* _YOUR OBJECTIVE_:
Return the material exactly as supplied, apart from the pictures, which are omitted.

=== PROVIDED MATERIAL ===

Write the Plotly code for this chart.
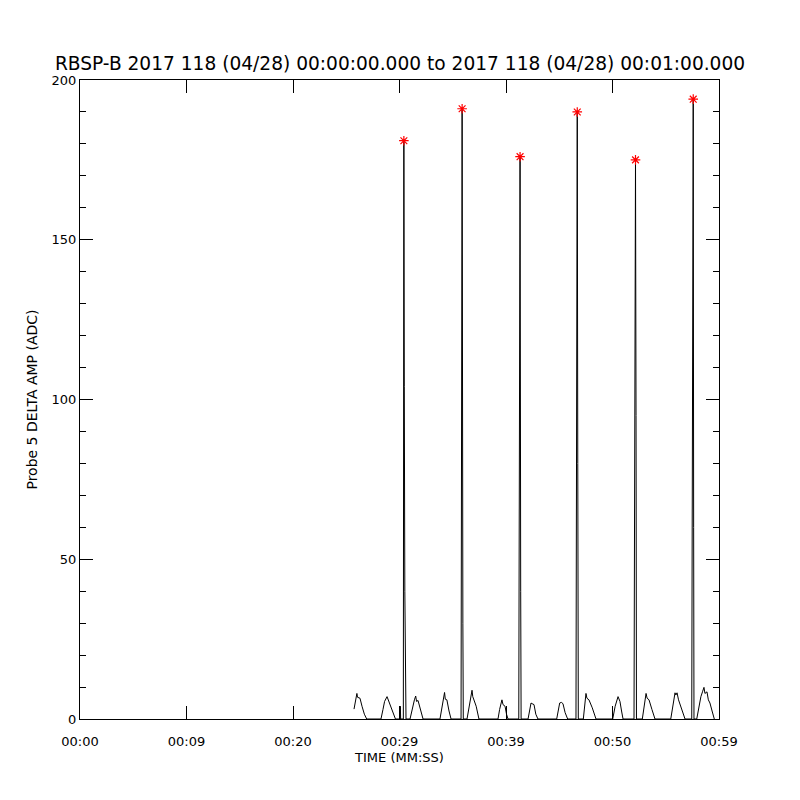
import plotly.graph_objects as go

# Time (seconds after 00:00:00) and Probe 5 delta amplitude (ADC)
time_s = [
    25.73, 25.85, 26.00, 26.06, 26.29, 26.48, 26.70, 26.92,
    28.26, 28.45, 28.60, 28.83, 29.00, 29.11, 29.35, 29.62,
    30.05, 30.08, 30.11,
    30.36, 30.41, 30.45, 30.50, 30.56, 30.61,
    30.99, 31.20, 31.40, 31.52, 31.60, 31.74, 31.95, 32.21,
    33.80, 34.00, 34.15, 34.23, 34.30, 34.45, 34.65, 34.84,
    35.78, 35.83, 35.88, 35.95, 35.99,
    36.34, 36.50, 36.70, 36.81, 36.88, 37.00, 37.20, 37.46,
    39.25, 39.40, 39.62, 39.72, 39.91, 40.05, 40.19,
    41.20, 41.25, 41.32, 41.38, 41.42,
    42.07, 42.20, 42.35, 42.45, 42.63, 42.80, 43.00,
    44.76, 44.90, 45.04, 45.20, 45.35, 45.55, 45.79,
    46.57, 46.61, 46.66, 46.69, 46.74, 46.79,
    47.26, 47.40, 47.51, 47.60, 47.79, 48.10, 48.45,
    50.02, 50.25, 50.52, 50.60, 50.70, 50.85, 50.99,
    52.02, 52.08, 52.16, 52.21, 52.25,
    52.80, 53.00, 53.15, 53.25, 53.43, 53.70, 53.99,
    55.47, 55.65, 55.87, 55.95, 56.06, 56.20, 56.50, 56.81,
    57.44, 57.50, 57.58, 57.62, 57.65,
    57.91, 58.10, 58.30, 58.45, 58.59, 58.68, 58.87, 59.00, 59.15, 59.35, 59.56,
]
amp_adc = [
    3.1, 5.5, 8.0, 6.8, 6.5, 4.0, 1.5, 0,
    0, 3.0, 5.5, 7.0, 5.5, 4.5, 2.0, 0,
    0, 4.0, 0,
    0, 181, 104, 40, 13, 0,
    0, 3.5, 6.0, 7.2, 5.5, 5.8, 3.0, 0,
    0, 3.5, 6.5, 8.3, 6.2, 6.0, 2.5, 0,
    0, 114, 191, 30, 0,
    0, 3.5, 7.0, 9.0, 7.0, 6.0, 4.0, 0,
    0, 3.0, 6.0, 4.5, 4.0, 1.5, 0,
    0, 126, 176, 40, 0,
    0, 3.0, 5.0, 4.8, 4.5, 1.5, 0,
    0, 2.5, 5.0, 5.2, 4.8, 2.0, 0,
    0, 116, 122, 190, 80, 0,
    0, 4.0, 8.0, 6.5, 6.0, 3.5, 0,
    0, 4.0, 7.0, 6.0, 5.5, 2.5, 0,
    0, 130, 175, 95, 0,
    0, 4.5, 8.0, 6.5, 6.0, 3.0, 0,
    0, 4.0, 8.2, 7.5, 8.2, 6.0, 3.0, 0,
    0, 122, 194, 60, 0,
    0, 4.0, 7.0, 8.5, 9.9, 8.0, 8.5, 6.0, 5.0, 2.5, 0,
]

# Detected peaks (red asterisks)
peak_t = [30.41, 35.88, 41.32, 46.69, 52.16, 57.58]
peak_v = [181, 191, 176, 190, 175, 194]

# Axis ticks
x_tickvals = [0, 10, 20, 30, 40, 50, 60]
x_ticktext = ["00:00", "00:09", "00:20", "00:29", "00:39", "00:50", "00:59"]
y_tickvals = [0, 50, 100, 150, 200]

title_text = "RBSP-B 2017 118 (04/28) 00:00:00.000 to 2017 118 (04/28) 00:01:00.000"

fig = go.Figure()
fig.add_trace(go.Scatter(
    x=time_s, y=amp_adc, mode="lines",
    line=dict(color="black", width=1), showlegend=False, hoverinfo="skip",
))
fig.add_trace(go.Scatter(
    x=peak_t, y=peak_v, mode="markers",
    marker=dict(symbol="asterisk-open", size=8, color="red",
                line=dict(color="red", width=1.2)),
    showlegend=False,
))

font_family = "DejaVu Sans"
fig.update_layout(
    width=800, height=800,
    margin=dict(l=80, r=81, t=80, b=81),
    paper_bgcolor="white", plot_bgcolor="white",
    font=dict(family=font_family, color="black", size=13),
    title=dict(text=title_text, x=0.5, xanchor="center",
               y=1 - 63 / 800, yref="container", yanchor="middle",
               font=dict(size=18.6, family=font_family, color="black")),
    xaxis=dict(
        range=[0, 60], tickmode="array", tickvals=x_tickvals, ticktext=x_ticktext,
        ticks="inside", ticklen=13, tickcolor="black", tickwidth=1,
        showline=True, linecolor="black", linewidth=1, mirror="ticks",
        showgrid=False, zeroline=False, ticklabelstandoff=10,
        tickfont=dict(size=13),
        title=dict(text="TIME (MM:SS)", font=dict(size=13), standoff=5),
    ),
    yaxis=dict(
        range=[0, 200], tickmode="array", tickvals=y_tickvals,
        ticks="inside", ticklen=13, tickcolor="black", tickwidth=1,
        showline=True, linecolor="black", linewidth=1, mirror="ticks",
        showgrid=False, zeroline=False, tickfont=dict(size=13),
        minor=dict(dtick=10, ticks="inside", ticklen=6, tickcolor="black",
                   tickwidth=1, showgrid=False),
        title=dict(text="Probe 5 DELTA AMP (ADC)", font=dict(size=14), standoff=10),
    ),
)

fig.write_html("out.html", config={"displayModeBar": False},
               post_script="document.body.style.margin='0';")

===

* _SOLUTION TO THIS EXERCISE_:
Write the Plotly code for this chart.
import plotly.graph_objects as go

# Time (seconds after 00:00:00) and Probe 5 delta amplitude (ADC)
time_s = [
    25.73, 25.85, 26.00, 26.06, 26.29, 26.48, 26.70, 26.92,
    28.26, 28.45, 28.60, 28.83, 29.00, 29.11, 29.35, 29.62,
    30.05, 30.08, 30.11,
    30.36, 30.41, 30.45, 30.50, 30.56, 30.61,
    30.99, 31.20, 31.40, 31.52, 31.60, 31.74, 31.95, 32.21,
    33.80, 34.00, 34.15, 34.23, 34.30, 34.45, 34.65, 34.84,
    35.78, 35.83, 35.88, 35.95, 35.99,
    36.34, 36.50, 36.70, 36.81, 36.88, 37.00, 37.20, 37.46,
    39.25, 39.40, 39.62, 39.72, 39.91, 40.05, 40.19,
    41.20, 41.25, 41.32, 41.38, 41.42,
    42.07, 42.20, 42.35, 42.45, 42.63, 42.80, 43.00,
    44.76, 44.90, 45.04, 45.20, 45.35, 45.55, 45.79,
    46.57, 46.61, 46.66, 46.69, 46.74, 46.79,
    47.26, 47.40, 47.51, 47.60, 47.79, 48.10, 48.45,
    50.02, 50.25, 50.52, 50.60, 50.70, 50.85, 50.99,
    52.02, 52.08, 52.16, 52.21, 52.25,
    52.80, 53.00, 53.15, 53.25, 53.43, 53.70, 53.99,
    55.47, 55.65, 55.87, 55.95, 56.06, 56.20, 56.50, 56.81,
    57.44, 57.50, 57.58, 57.62, 57.65,
    57.91, 58.10, 58.30, 58.45, 58.59, 58.68, 58.87, 59.00, 59.15, 59.35, 59.56,
]
amp_adc = [
    3.1, 5.5, 8.0, 6.8, 6.5, 4.0, 1.5, 0,
    0, 3.0, 5.5, 7.0, 5.5, 4.5, 2.0, 0,
    0, 4.0, 0,
    0, 181, 104, 40, 13, 0,
    0, 3.5, 6.0, 7.2, 5.5, 5.8, 3.0, 0,
    0, 3.5, 6.5, 8.3, 6.2, 6.0, 2.5, 0,
    0, 114, 191, 30, 0,
    0, 3.5, 7.0, 9.0, 7.0, 6.0, 4.0, 0,
    0, 3.0, 6.0, 4.5, 4.0, 1.5, 0,
    0, 126, 176, 40, 0,
    0, 3.0, 5.0, 4.8, 4.5, 1.5, 0,
    0, 2.5, 5.0, 5.2, 4.8, 2.0, 0,
    0, 116, 122, 190, 80, 0,
    0, 4.0, 8.0, 6.5, 6.0, 3.5, 0,
    0, 4.0, 7.0, 6.0, 5.5, 2.5, 0,
    0, 130, 175, 95, 0,
    0, 4.5, 8.0, 6.5, 6.0, 3.0, 0,
    0, 4.0, 8.2, 7.5, 8.2, 6.0, 3.0, 0,
    0, 122, 194, 60, 0,
    0, 4.0, 7.0, 8.5, 9.9, 8.0, 8.5, 6.0, 5.0, 2.5, 0,
]

# Detected peaks (red asterisks)
peak_t = [30.41, 35.88, 41.32, 46.69, 52.16, 57.58]
peak_v = [181, 191, 176, 190, 175, 194]

# Axis ticks
x_tickvals = [0, 10, 20, 30, 40, 50, 60]
x_ticktext = ["00:00", "00:09", "00:20", "00:29", "00:39", "00:50", "00:59"]
y_tickvals = [0, 50, 100, 150, 200]

title_text = "RBSP-B 2017 118 (04/28) 00:00:00.000 to 2017 118 (04/28) 00:01:00.000"

fig = go.Figure()
fig.add_trace(go.Scatter(
    x=time_s, y=amp_adc, mode="lines",
    line=dict(color="black", width=1), showlegend=False, hoverinfo="skip",
))
fig.add_trace(go.Scatter(
    x=peak_t, y=peak_v, mode="markers",
    marker=dict(symbol="asterisk-open", size=8, color="red",
                line=dict(color="red", width=1.2)),
    showlegend=False,
))

font_family = "DejaVu Sans"
fig.update_layout(
    width=800, height=800,
    margin=dict(l=80, r=81, t=80, b=81),
    paper_bgcolor="white", plot_bgcolor="white",
    font=dict(family=font_family, color="black", size=13),
    title=dict(text=title_text, x=0.5, xanchor="center",
               y=1 - 63 / 800, yref="container", yanchor="middle",
               font=dict(size=18.6, family=font_family, color="black")),
    xaxis=dict(
        range=[0, 60], tickmode="array", tickvals=x_tickvals, ticktext=x_ticktext,
        ticks="inside", ticklen=13, tickcolor="black", tickwidth=1,
        showline=True, linecolor="black", linewidth=1, mirror="ticks",
        showgrid=False, zeroline=False, ticklabelstandoff=10,
        tickfont=dict(size=13),
        title=dict(text="TIME (MM:SS)", font=dict(size=13), standoff=5),
    ),
    yaxis=dict(
        range=[0, 200], tickmode="array", tickvals=y_tickvals,
        ticks="inside", ticklen=13, tickcolor="black", tickwidth=1,
        showline=True, linecolor="black", linewidth=1, mirror="ticks",
        showgrid=False, zeroline=False, tickfont=dict(size=13),
        minor=dict(dtick=10, ticks="inside", ticklen=6, tickcolor="black",
                   tickwidth=1, showgrid=False),
        title=dict(text="Probe 5 DELTA AMP (ADC)", font=dict(size=14), standoff=10),
    ),
)

fig.write_html("out.html", config={"displayModeBar": False},
               post_script="document.body.style.margin='0';")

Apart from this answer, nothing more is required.